Mixed seasonal vegetables roasted with warming spices and finished in a swirl of cilantro-garlic butter.
This dish takes the everyday Indian technique of sabzi -- vegetables cooked with turmeric, cumin, and other spices until tender -- and applies it to an oven-roasting method instead of the usual stovetop sauté, finishing with a spoonful of herb butter stirred through at the end for richness. It's a home-style adaptation rather than a single named traditional dish, though the spicing and technique are drawn directly from everyday North Indian vegetable cookery. The technique that matters is tossing the vegetables in oil and spice before roasting at high heat, which lets them char slightly at the edges the way they would in a well-seasoned kadai (wok), rather than steaming soft and pale. Adding the herb butter only at the very end, off the heat, keeps its flavor bright rather than melting into an oily pool during roasting. Served with roti or rice and a side of dal, this makes an easy, hands-off vegetable side dish, good for using up a mix of whatever vegetables are in the fridge -- cauliflower, potato, carrot, and green beans all work well together.
Serves 4
Preheat oven to 220C/425F. Toss cauliflower, potatoes, and carrots with oil, turmeric, cumin, coriander, chile powder, and salt on a sheet pan.

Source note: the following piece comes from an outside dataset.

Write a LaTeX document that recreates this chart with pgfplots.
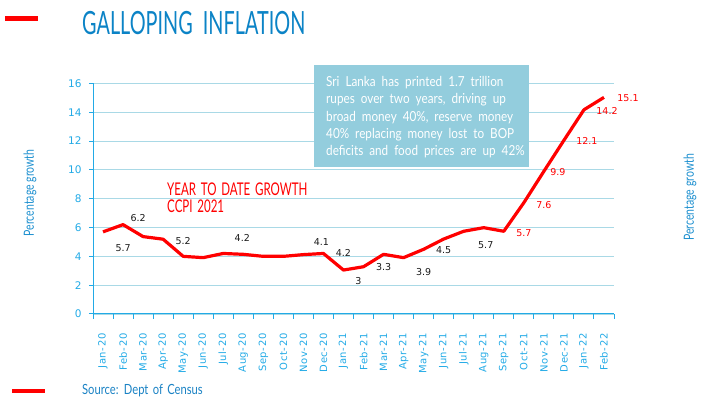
\documentclass[border=0pt]{standalone}
\usepackage{fontspec}
\usepackage{pgfplots}
\pgfplotsset{compat=1.18}
\setmainfont{DejaVu Sans}
\newfontfamily\dv{DejaVu Sans}
\newfontfamily\dvs[LetterSpace=6]{DejaVu Sans}
\newfontfamily\tfont[FakeStretch=0.62]{Lato}
\newfontfamily\cfont[FakeStretch=0.75]{Lato}
\newfontfamily\afont[FakeStretch=0.85, WordSpace=2.0]{Lato}
\newfontfamily\yfont[FakeStretch=0.66, WordSpace=1.6]{Lato}
\newfontfamily\sfont[FakeStretch=0.8, WordSpace=1.5]{Lato}
\definecolor{titleblue}{HTML}{0B83C6}
\definecolor{axisblue}{HTML}{22AAE6}
\definecolor{gridblue}{HTML}{A9D9E6}
\definecolor{boxblue}{HTML}{93CDDD}
\definecolor{ylabblue}{HTML}{1C8FCF}
\definecolor{srcblue}{HTML}{1A82C4}
\definecolor{lblack}{HTML}{1A1A1A}
\begin{document}
\begin{tikzpicture}[x=1pt,y=1pt]
\path[use as bounding box] (0,0) rectangle (720,406);
% decorations
\fill[red] (5,385.3) rectangle (37.7,390);
\fill[red] (11.7,12.7) rectangle (45,16.5);
\node[anchor=base west, inner sep=0, text=titleblue, font=\tfont\fontsize{32}{32}\selectfont] at (82,371) {GALLOPING\ \ INFLATION};
\node[anchor=base west, inner sep=0, text=srcblue, font=\sfont\fontsize{14}{14}\selectfont] at (82,11.5) {Source: Dept of Census};
\node[rotate=90, inner sep=0, text=ylabblue, font=\cfont\fontsize{14}{14}\selectfont] at (30,213) {Percentage growth};
\node[rotate=90, inner sep=0, text=ylabblue, font=\cfont\fontsize{14}{14}\selectfont] at (690,208.5) {Percentage growth};
\begin{axis}[
  at={(93pt,92pt)}, anchor=south west, scale only axis,
  width=521pt, height=230.6pt,
  xmin=-0.5, xmax=25.5, ymin=0, ymax=16,
  axis x line*=bottom, axis y line*=left,
  axis line style={draw=axisblue, line width=1pt},
  ytick={0,2,...,16},
  ymajorgrids, grid style={draw=gridblue, line width=0.9pt},
  tick align=outside,
  major tick length=4pt,
  minor tick length=5pt,
  y tick style={draw=axisblue, line width=1pt},
  major x tick style={draw=none},
  minor x tick style={draw=axisblue, line width=1pt},
  xtick={0,...,25},
  minor xtick={-0.5,0.5,...,25.5},
  xticklabels={Jan-20,Feb-20,Mar-20,Apr-20,May-20,Jun-20,Jul-20,Aug-20,Sep-20,Oct-20,Nov-20,Dec-20,Jan-21,Feb-21,Mar-21,Apr-21,May-21,Jun-21,Jul-21,Aug-21,Sep-21,Oct-21,Nov-21,Dec-21,Jan-22,Feb-22},
  xticklabel shift=12pt,
  xticklabel style={rotate=90, anchor=east, text=axisblue, font=\dvs\fontsize{10}{10}\selectfont},
  yticklabel style={text=axisblue, font=\dv\fontsize{10.5}{10}\selectfont, xshift=-4pt},
  /pgf/number format/assume math mode=true,
  clip=false,
]
\addplot[red, line width=3.2pt, line join=round] coordinates {
(0,5.7) (1,6.2) (2,5.37) (3,5.19) (4,4.0) (5,3.91) (6,4.2) (7,4.14) (8,4.0) (9,4.0) (10,4.12) (11,4.2)
(12,3.05) (13,3.28) (14,4.14) (15,3.91) (16,4.49) (17,5.2) (18,5.74) (19,5.99) (20,5.74) (21,7.72) (22,9.9) (23,12.05) (24,14.17) (25,15.03)
};
\begin{scope}[every node/.style={font=\dv\fontsize{9.5}{10}\selectfont, inner sep=0, text=lblack}]
\node at (axis cs:1.0,4.56) {5.7};
\node at (axis cs:1.75,6.65) {6.2};
\node at (axis cs:4.0,5.09) {5.2};
\node at (axis cs:6.95,5.3) {4.2};
\node at (axis cs:10.9,4.98) {4.1};
\node at (axis cs:12.0,4.21) {4.2};
\node at (axis cs:12.75,2.29) {3};
\node at (axis cs:14.0,3.24) {3.3};
\node at (axis cs:16.0,2.94) {3.9};
\node at (axis cs:17.0,4.44) {4.5};
\node at (axis cs:19.1,4.77) {5.7};
\end{scope}
\begin{scope}[every node/.style={font=\dv\fontsize{9.5}{10}\selectfont, inner sep=0, text=red}]
\node at (axis cs:21.0,5.6) {5.7};
\node at (axis cs:22.0,7.57) {7.6};
\node at (axis cs:22.7,9.86) {9.9};
\node at (axis cs:24.15,12.03) {12.1};
\node at (axis cs:25.15,14.1) {14.2};
\node at (axis cs:26.2,14.98) {15.1};
\end{scope}
\end{axis}
% annotation box
\fill[boxblue] (314,239.3) rectangle (529,341);
\begin{scope}[every node/.style={anchor=base west, inner sep=0, text=white, font=\afont\fontsize{13.8}{14}\selectfont}]
\node at (326,319.3) {Sri Lanka has printed 1.7 trillion};
\node at (326,302.1) {rupes over two years, driving up};
\node at (326,284.9) {broad money 40\%, reserve money};
\node at (326,267.7) {40\% replacing money lost to BOP};
\node at (326,250.5) {deficits and food prices are up 42\%};
\end{scope}
\begin{scope}[every node/.style={anchor=base west, inner sep=0, text=red, font=\yfont\fontsize{17.5}{18}\selectfont}]
\node at (167,210) {YEAR TO DATE GROWTH};
\node at (167,193) {CCPI 2021};
\end{scope}
\end{tikzpicture}
\end{document}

Roast 15 minutes, then add green beans to the pan and toss everything together.
Roast 15-20 more minutes, turning once, until all vegetables are tender and lightly charred at the edges.
While vegetables roast, mix softened butter with cilantro and minced garlic until combined.
Toss the hot roasted vegetables with the herb butter right before serving so it melts through without cooking off its brightness.
Add faster-cooking vegetables like green beans partway through roasting so everything finishes at the same time.
Roast at high heat (220C/425F) so the vegetables char at the edges rather than steaming soft.
Add the herb butter only after roasting, off the heat, so the garlic stays fragrant instead of turning bitter.
Add paneer cubes in the last 10 minutes of roasting for a heartier, protein-rich version.
Swap the vegetables for whatever is in season -- sweet potato, bell pepper, and zucchini all work well.
Finish with a squeeze of lemon juice alongside the herb butter for extra brightness.
Refrigerate up to 3 days. Reheat in a hot oven or skillet to restore some char and texture; microwaving will soften the vegetables further.
Spiced roasted or sautéed vegetable dishes, broadly called sabzi, are a daily staple across Indian households, with turmeric, cumin, and coriander forming the base seasoning used to season nearly any vegetable combination on hand.
Yes, though they'll release more water -- roast them a bit longer and don't overcrowd the pan so they still char rather than steam.
The pan is likely overcrowded, which traps steam -- spread the vegetables in a single layer with space between pieces, using two pans if needed.
Yes, substitute plant-based butter or extra oil for the herb butter -- the garlic and cilantro flavor will still come through nicely.